**Rows from a dataset of charts and code**
--
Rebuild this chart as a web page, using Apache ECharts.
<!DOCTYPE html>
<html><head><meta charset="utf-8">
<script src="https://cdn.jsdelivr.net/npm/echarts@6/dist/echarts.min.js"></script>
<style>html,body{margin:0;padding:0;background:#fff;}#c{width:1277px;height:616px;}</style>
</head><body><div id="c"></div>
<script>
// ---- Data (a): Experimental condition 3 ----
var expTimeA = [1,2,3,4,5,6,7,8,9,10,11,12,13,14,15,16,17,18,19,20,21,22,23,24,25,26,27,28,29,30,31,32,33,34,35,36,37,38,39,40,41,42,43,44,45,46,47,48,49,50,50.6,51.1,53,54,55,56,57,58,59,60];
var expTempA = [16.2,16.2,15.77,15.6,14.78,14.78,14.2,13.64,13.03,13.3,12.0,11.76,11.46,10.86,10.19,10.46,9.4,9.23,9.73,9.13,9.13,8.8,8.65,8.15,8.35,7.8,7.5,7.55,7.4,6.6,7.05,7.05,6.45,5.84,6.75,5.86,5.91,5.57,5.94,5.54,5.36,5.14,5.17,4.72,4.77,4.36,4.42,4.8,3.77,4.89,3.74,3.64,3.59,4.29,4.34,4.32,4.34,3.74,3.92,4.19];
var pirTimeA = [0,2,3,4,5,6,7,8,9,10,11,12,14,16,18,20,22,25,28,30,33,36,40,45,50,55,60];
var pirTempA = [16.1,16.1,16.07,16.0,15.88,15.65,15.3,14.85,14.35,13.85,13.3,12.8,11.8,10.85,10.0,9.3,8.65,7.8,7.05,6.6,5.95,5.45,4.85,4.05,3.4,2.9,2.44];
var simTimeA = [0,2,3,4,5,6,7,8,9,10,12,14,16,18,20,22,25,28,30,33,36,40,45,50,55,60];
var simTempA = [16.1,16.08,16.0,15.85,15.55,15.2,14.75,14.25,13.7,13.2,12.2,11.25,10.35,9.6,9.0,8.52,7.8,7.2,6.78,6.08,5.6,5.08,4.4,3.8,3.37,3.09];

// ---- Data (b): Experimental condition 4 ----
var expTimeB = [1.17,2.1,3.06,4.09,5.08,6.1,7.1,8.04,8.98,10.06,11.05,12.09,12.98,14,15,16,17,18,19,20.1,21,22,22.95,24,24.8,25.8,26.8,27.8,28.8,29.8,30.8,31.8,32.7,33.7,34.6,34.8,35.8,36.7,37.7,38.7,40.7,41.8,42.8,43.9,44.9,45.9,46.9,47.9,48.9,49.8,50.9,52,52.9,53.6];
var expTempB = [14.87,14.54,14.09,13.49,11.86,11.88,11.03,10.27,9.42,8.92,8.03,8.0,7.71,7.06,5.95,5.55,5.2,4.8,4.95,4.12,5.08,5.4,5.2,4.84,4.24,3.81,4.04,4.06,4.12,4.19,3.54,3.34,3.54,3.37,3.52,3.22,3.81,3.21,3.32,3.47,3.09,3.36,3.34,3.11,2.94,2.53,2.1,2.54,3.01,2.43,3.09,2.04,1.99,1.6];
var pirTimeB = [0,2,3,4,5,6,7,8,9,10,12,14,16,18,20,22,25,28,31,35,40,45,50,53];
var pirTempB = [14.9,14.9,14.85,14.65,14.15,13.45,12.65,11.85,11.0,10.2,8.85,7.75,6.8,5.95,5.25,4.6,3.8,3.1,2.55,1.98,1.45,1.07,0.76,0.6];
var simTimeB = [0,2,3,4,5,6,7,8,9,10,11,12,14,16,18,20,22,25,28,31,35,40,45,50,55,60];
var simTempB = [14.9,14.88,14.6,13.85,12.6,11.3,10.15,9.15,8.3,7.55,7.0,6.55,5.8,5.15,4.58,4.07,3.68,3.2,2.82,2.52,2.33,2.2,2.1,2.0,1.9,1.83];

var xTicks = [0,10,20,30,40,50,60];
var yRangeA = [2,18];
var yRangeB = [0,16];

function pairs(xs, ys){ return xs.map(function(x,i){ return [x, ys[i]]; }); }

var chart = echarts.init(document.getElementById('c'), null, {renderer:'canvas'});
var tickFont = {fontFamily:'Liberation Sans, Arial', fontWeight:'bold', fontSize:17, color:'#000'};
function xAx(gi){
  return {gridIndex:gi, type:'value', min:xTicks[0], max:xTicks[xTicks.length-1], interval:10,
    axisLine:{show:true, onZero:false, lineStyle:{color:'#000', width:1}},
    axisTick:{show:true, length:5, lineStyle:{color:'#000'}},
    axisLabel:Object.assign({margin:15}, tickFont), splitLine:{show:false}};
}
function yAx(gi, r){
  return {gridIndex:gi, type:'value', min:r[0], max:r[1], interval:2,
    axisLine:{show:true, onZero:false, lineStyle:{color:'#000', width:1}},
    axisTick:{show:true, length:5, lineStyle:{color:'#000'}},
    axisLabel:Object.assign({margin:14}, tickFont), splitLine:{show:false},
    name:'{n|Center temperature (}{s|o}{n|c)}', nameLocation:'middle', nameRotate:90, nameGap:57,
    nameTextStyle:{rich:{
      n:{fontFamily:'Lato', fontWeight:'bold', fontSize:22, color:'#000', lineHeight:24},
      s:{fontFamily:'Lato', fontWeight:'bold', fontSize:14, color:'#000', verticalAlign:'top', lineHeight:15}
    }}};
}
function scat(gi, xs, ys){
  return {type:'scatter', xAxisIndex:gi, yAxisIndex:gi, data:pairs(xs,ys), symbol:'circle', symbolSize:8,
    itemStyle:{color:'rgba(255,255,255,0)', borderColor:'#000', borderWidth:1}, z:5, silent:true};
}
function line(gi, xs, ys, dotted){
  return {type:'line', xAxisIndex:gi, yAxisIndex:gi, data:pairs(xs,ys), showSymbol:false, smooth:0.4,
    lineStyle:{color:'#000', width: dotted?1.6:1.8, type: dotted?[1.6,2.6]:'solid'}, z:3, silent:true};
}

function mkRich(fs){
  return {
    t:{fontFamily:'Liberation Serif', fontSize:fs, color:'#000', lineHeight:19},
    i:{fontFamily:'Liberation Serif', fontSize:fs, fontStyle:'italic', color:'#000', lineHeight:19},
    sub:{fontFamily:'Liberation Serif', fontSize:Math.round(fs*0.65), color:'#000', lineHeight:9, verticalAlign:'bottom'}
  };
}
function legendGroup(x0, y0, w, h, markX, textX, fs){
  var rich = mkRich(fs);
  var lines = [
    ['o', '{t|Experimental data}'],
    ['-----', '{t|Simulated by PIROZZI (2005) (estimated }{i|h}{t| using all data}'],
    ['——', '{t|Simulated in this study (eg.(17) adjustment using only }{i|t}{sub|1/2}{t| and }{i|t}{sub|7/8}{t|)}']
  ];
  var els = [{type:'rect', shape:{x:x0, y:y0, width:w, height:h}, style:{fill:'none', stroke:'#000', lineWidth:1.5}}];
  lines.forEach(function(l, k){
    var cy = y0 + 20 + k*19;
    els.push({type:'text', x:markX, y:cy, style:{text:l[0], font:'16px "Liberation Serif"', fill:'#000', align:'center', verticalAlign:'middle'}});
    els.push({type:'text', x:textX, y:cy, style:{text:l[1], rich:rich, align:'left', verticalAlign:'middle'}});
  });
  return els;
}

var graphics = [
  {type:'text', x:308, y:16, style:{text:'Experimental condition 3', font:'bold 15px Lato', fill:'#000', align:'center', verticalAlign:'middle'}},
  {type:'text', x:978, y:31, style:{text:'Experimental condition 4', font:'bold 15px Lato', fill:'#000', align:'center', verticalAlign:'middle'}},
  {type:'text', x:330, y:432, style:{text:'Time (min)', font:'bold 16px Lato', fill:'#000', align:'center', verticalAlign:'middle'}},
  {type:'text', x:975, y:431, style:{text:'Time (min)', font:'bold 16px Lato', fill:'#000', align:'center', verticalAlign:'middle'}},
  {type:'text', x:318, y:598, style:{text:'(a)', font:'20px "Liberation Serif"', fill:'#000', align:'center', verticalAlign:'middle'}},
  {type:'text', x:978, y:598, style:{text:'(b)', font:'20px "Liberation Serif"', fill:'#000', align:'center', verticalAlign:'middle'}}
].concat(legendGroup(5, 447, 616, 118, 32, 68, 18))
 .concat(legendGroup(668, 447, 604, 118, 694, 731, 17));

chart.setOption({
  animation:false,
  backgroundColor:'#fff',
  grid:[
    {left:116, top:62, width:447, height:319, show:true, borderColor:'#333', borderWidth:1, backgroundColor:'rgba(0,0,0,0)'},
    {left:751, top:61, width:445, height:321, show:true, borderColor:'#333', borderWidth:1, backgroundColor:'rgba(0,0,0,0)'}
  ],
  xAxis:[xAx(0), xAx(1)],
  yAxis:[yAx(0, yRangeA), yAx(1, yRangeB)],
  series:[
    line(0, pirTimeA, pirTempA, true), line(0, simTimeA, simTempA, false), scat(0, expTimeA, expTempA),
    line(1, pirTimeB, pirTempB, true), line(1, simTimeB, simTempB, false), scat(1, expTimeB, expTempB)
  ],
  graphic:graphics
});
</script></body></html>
--
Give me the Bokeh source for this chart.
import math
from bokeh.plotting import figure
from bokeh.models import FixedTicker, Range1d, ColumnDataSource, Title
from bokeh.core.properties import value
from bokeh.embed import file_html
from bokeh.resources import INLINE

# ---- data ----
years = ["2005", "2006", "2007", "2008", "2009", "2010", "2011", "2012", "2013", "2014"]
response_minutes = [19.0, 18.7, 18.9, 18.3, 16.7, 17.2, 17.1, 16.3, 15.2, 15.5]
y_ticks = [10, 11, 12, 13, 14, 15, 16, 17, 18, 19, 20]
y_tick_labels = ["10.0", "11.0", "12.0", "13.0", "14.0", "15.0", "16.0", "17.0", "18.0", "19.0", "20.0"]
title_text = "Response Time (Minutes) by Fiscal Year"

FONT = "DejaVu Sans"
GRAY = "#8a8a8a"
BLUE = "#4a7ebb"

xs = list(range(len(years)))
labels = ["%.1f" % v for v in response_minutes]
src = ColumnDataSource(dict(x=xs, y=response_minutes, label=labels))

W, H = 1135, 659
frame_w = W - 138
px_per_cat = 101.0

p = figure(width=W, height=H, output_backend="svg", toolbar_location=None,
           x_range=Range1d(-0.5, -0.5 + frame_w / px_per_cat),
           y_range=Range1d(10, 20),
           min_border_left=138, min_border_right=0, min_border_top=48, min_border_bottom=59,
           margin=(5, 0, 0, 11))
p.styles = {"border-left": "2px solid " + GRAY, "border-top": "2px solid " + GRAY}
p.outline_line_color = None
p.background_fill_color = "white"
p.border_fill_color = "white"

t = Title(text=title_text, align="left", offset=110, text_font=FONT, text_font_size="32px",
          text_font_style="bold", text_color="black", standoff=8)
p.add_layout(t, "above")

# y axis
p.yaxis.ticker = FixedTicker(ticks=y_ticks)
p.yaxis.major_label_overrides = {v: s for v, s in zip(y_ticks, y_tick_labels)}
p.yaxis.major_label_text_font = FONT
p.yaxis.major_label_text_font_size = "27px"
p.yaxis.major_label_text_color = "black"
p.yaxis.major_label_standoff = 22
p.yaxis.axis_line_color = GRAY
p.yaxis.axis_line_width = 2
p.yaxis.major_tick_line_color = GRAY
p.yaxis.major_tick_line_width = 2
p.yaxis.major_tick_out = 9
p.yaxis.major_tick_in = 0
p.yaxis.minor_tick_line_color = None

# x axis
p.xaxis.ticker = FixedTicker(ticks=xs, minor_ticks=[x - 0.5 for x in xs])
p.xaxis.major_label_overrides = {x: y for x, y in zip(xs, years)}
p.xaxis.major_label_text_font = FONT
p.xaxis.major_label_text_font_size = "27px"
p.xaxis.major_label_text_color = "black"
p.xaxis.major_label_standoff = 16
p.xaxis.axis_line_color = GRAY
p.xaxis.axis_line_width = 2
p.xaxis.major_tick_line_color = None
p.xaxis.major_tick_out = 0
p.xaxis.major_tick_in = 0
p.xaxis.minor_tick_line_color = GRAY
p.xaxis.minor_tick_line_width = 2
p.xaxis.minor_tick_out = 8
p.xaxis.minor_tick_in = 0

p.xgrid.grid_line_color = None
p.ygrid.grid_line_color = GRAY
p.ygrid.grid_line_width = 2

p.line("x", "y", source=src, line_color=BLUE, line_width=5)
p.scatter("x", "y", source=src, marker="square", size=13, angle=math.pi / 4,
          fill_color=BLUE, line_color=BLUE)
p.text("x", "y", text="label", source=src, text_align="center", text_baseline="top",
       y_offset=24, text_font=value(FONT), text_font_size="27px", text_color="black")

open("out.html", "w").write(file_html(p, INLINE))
--
**Given exercise**
Provide an exact reproduction of only those lines that start at the line containing "Give me the Bokeh source for this chart." and end at the line containing "from bokeh.resources import INLINE", inclusive.

**Response to the task**
Give me the Bokeh source for this chart.
import math
from bokeh.plotting import figure
from bokeh.models import FixedTicker, Range1d, ColumnDataSource, Title
from bokeh.core.properties import value
from bokeh.embed import file_html
from bokeh.resources import INLINE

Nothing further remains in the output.